Data is the key to the supermarkets’ power
Wal-Mart has overtaken Coca-Cola as the world’s most valuable brand according to the Brand Finance Global 500, a survey which has run since 2007. It is the first time that this list of the most powerful 500 brands on the planet has not featured Coke as its number one.
Who would be surprised that the brand which rose three places to knock the soft drinks giant off its perch is a grocery retailer? Food retailers, in any developed country, are currently the most effective marketers on the planet. The major reason is simple: what they sell, we need.
But there are other factors at play. Their knowledge of us as customers, our needs, our lifestyles, our values and our purchasing behaviour, built up over many years and re-examined every day, is incredible. They combine this data on their individual customers with an enormous variety of information concerning every external factor possible to terrifying effect, including the day’s latest market trends and the weather.
I remember attending a retail conference a couple of years ago and seeing Bruno Monteyne, systems development director at Tesco, talk about the accuracy with which the supermarket chain could use its own systems to predict late, previously unforeseen changes in the weather. He went on to describe the speed with which Tesco could react on a national level to, say, a sunny forecast turning into a wet weekend to make less room on shelves for barbecue food and more room for lettuces (which, he told his audience, sell in greater volumes on rainy days for some inexplicable reason).
There are other sectors that use data impressively well, such as the financial services industry, which pours bucketloads of resources into sustaining the quality of its data. Indeed there are also retail brands outside of the grocery sector that have demonstrated the ability to build up incredible knowledge of their customers. Think iTunes, which has, in the words of Jon Ingall, founder of agency Archibald Ingall Stretton, taken the Amazon model to a new level and now looks like “good old fashioned catalogue direct marketing on speed”.
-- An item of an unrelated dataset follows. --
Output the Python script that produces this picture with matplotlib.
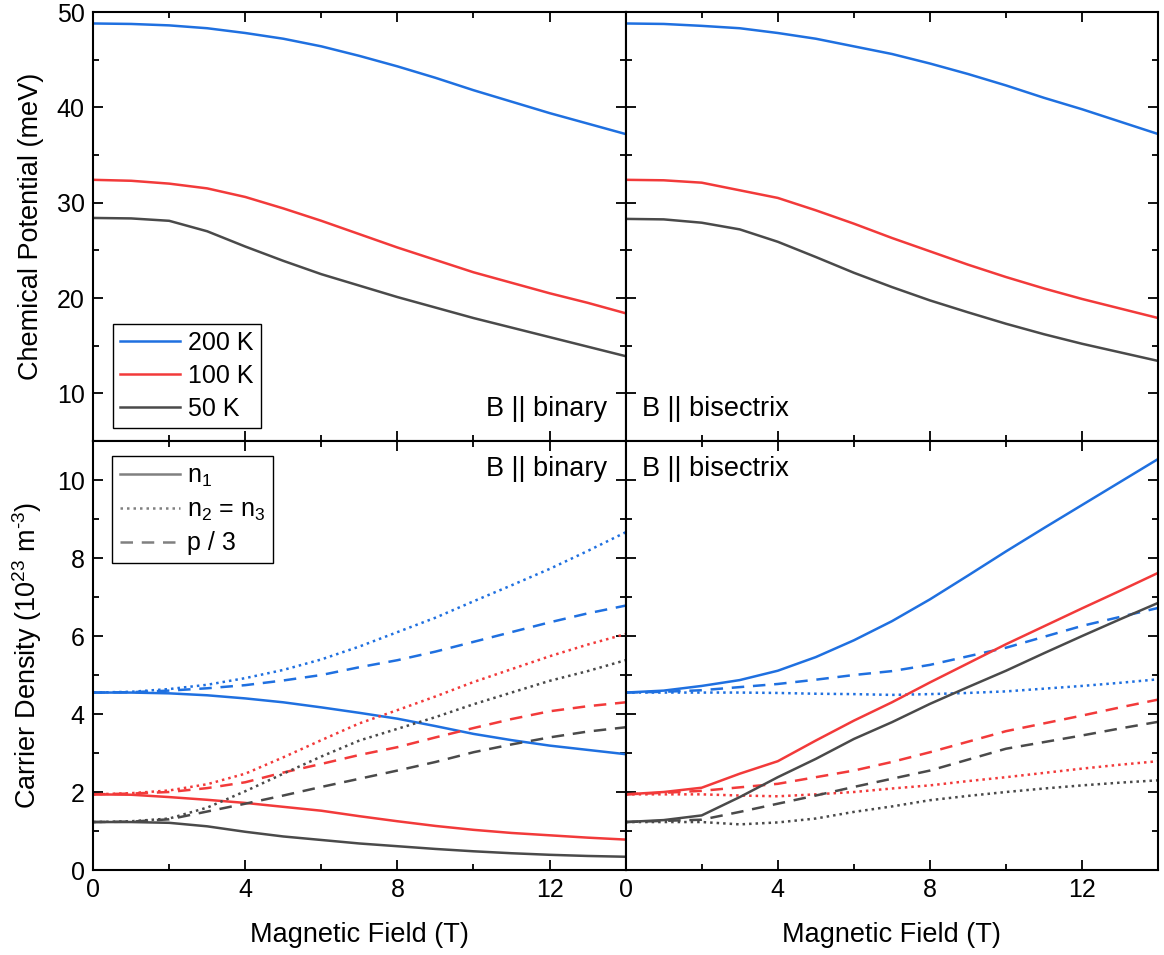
import matplotlib
matplotlib.use("Agg")
import matplotlib.pyplot as plt
from matplotlib.ticker import MultipleLocator
import numpy as np

plt.rcParams["font.family"] = "Liberation Sans"
plt.rcParams["mathtext.fontset"] = "custom"
plt.rcParams["mathtext.rm"] = "Liberation Sans"
plt.rcParams["mathtext.default"] = "regular"
plt.rcParams["font.size"] = 18

# magnetic field (T)
B = np.arange(0, 15)

# chemical potential (meV), B || binary
mu_bin_200 = [48.8, 48.75, 48.6, 48.3, 47.8, 47.2, 46.4, 45.4, 44.3, 43.1, 41.8, 40.6, 39.4, 38.3, 37.2]
mu_bin_100 = [32.4, 32.3, 32.0, 31.5, 30.6, 29.4, 28.1, 26.7, 25.3, 24.0, 22.7, 21.6, 20.5, 19.5, 18.4]
mu_bin_50 = [28.4, 28.35, 28.1, 27.0, 25.4, 23.9, 22.5, 21.3, 20.1, 19.0, 17.9, 16.9, 15.9, 14.9, 13.9]

# chemical potential (meV), B || bisectrix
mu_bis_200 = [48.8, 48.75, 48.55, 48.3, 47.8, 47.2, 46.4, 45.6, 44.6, 43.5, 42.3, 41.0, 39.8, 38.5, 37.2]
mu_bis_100 = [32.4, 32.35, 32.1, 31.3, 30.5, 29.2, 27.8, 26.3, 24.9, 23.5, 22.2, 21.0, 19.9, 18.9, 17.9]
mu_bis_50 = [28.3, 28.25, 27.9, 27.2, 25.9, 24.3, 22.65, 21.15, 19.75, 18.5, 17.3, 16.2, 15.2, 14.3, 13.4]

# carrier density (1e23 m^-3), B || binary
n1_bin_200 = [4.55, 4.55, 4.53, 4.48, 4.40, 4.30, 4.17, 4.03, 3.88, 3.69, 3.49, 3.33, 3.19, 3.08, 2.97]
n2_bin_200 = [4.55, 4.57, 4.64, 4.75, 4.92, 5.13, 5.40, 5.73, 6.10, 6.47, 6.89, 7.30, 7.72, 8.18, 8.66]
p_bin_200 = [4.55, 4.56, 4.60, 4.66, 4.74, 4.86, 5.00, 5.20, 5.38, 5.60, 5.85, 6.10, 6.35, 6.58, 6.78]
n1_bin_100 = [1.94, 1.93, 1.87, 1.80, 1.72, 1.62, 1.52, 1.38, 1.25, 1.13, 1.03, 0.95, 0.89, 0.83, 0.78]
n2_bin_100 = [1.94, 1.97, 2.04, 2.20, 2.47, 2.89, 3.33, 3.76, 4.10, 4.45, 4.82, 5.15, 5.48, 5.78, 6.05]
p_bin_100 = [1.94, 1.96, 2.00, 2.10, 2.25, 2.50, 2.72, 2.95, 3.15, 3.40, 3.64, 3.87, 4.07, 4.20, 4.30]
n1_bin_50 = [1.23, 1.23, 1.21, 1.12, 0.98, 0.86, 0.77, 0.68, 0.61, 0.54, 0.48, 0.43, 0.39, 0.36, 0.34]
n2_bin_50 = [1.23, 1.25, 1.32, 1.60, 2.02, 2.47, 2.91, 3.32, 3.62, 3.92, 4.25, 4.55, 4.85, 5.10, 5.38]
p_bin_50 = [1.23, 1.24, 1.30, 1.50, 1.70, 1.91, 2.13, 2.34, 2.55, 2.77, 3.02, 3.22, 3.40, 3.55, 3.66]

# carrier density (1e23 m^-3), B || bisectrix
n1_bis_200 = [4.55, 4.60, 4.72, 4.87, 5.11, 5.46, 5.89, 6.38, 6.94, 7.55, 8.17, 8.77, 9.36, 9.95, 10.54]
n2_bis_200 = [4.55, 4.55, 4.55, 4.55, 4.54, 4.52, 4.51, 4.49, 4.51, 4.54, 4.58, 4.65, 4.72, 4.80, 4.89]
p_bis_200 = [4.55, 4.57, 4.61, 4.69, 4.77, 4.88, 5.00, 5.10, 5.26, 5.48, 5.70, 5.98, 6.26, 6.49, 6.72]
n1_bis_100 = [1.94, 2.00, 2.11, 2.47, 2.79, 3.32, 3.83, 4.30, 4.81, 5.30, 5.79, 6.25, 6.71, 7.16, 7.62]
n2_bis_100 = [1.94, 1.94, 1.94, 1.91, 1.89, 1.94, 2.00, 2.09, 2.17, 2.28, 2.38, 2.49, 2.60, 2.70, 2.79]
p_bis_100 = [1.94, 1.98, 2.03, 2.12, 2.21, 2.38, 2.55, 2.77, 3.02, 3.29, 3.56, 3.76, 3.96, 4.17, 4.37]
n1_bis_50 = [1.23, 1.28, 1.40, 1.87, 2.38, 2.85, 3.36, 3.79, 4.26, 4.69, 5.11, 5.56, 6.00, 6.43, 6.85]
n2_bis_50 = [1.23, 1.23, 1.23, 1.17, 1.22, 1.32, 1.49, 1.63, 1.79, 1.90, 2.00, 2.09, 2.17, 2.24, 2.30]
p_bis_50 = [1.23, 1.26, 1.29, 1.49, 1.70, 1.91, 2.13, 2.34, 2.55, 2.83, 3.11, 3.28, 3.45, 3.63, 3.80]

temps = ["200 K", "100 K", "50 K"]
carriers = ["n$_1$", "n$_2$ = n$_3$", "p / 3"]
colors = ["#1F70E0", "#F23A3A", "#4A4A4A"]
lw = 1.8
label_fs = 19.5

fig, axs = plt.subplots(2, 2, figsize=(11.64, 9.55), dpi=100, sharex=True)
fig.subplots_adjust(left=0.080, right=0.995, top=0.9874, bottom=0.089, hspace=0, wspace=0)
(ax_mb, ax_ms), (ax_nb, ax_ns) = axs

mu_bin = [mu_bin_200, mu_bin_100, mu_bin_50]
mu_bis = [mu_bis_200, mu_bis_100, mu_bis_50]
for mb, ms, c, t in zip(mu_bin, mu_bis, colors, temps):
    ax_mb.plot(B, mb, color=c, lw=lw, label=t)
    ax_ms.plot(B, ms, color=c, lw=lw)

dens_bin = [(n1_bin_200, n2_bin_200, p_bin_200),
            (n1_bin_100, n2_bin_100, p_bin_100),
            (n1_bin_50, n2_bin_50, p_bin_50)]
dens_bis = [(n1_bis_200, n2_bis_200, p_bis_200),
            (n1_bis_100, n2_bis_100, p_bis_100),
            (n1_bis_50, n2_bis_50, p_bis_50)]
styles = ["-", (0, (1, 1.6)), (0, (5, 3.5))]
for ax, dens in ((ax_nb, dens_bin), (ax_ns, dens_bis)):
    for (n1, n2, p), c in zip(dens, colors):
        for y, ls in zip((n1, n2, p), styles):
            ax.plot(B, y, color=c, lw=lw, ls=ls)

# legend for the carrier types, drawn in neutral grey
gray = "#808080"
h = [plt.Line2D([], [], color=gray, lw=lw, ls=ls) for ls in styles]
leg_kw = dict(fancybox=False, edgecolor="black", framealpha=1, handlelength=2.4,
              handletextpad=0.3, borderpad=0.3, labelspacing=0.35,
              borderaxespad=0, fontsize=18)
ax_nb.legend(h, carriers, loc="upper left", bbox_to_anchor=(0.036, 0.965),
             **leg_kw).get_frame().set_linewidth(1.0)
ax_mb.legend(loc="lower left", bbox_to_anchor=(0.037, 0.030),
             **leg_kw).get_frame().set_linewidth(1.0)

for ax in (ax_mb, ax_ms):
    ax.set_ylim(5, 50)
    ax.yaxis.set_major_locator(MultipleLocator(10))
    ax.yaxis.set_minor_locator(MultipleLocator(5))
for ax in (ax_nb, ax_ns):
    ax.set_ylim(0, 11)
    ax.yaxis.set_major_locator(MultipleLocator(2))
    ax.yaxis.set_minor_locator(MultipleLocator(1))
for ax in axs.flat:
    ax.set_xlim(0, 14)
    ax.xaxis.set_major_locator(MultipleLocator(4))
    ax.xaxis.set_minor_locator(MultipleLocator(2))
    ax.tick_params(which="both", direction="in", top=True, right=True, width=1.3)
    ax.tick_params(which="major", length=7.5, labelsize=18, pad=6)
    ax.tick_params(which="minor", length=4.5)
    for s in ax.spines.values():
        s.set_linewidth(1.5)

for ax in (ax_ms, ax_ns):
    ax.tick_params(labelleft=False)
for ax in (ax_mb, ax_ms):
    ax.tick_params(labelbottom=False)

ax_mb.set_ylabel("Chemical Potential (meV)", fontsize=label_fs, labelpad=9)
ax_nb.set_ylabel("Carrier Density (10$^{23}$ m$^{\u20103}$)", fontsize=label_fs, labelpad=9)
ax_nb.set_xlabel("Magnetic Field (T)", fontsize=label_fs, labelpad=14)
ax_ns.set_xlabel("Magnetic Field (T)", fontsize=label_fs, labelpad=14)

ax_mb.text(0.965, 0.045, "B || binary", transform=ax_mb.transAxes, ha="right", va="bottom", fontsize=label_fs)
ax_ms.text(0.03, 0.045, "B || bisectrix", transform=ax_ms.transAxes, ha="left", va="bottom", fontsize=label_fs)
ax_nb.text(0.965, 0.965, "B || binary", transform=ax_nb.transAxes, ha="right", va="top", fontsize=label_fs)
ax_ns.text(0.03, 0.965, "B || bisectrix", transform=ax_ns.transAxes, ha="left", va="top", fontsize=label_fs)

fig.savefig("out.png", dpi=100)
But rarely has another sector combined retail’s complete picture of its customers with the ability to please or excite those customers in such a variety of ways in both the short and long terms. Banks are, like retailers, necessary. Yet they cannot hope to be as loved and cherished as a favourite supermarket. The fact that banks are on their knees in terms of popularity and trust simply presented an opportunity for the likes of Tesco to expand the financial services it offers and open banks across the country.
The flexibility that supermarkets can leverage both in food and the growth area of non-food is surely the envy of most other brands. If one promotion isn’t delivering? We’ll try a different one. Let’s switch a “3-for-2” offer from one aisle to another to sustain some excitement. The latest figures show our brand has lost market share and shoppers to a rival? We’ll look at the data and throw some personalised offers through the door of our former customers to lure them back. Is it that simple? Of course not. I’m being a touch facetious. But then it isn’t that far from reality either. Take Waitrose’s decision to scrap online delivery charges. Presumably it spotted that it would lose less money than its rivals by doing so – a deficit of 50,000 from its modest 10,000 online orders per week according to one Sunday newspaper. Taking the existing high street price war online means Waitrose’s rivals are now forced to consider doing the same.
Such a seemingly consumer-friendly move does actually come at a cost. Inevitably in the grocery retail world, the squeeze will be felt by suppliers, many of whom already operate on incredibly tight margins. But that’s the supermarkets for you. Always ready to increase pressure on their manufacturers’ brands if it means growing consumer affection for their own.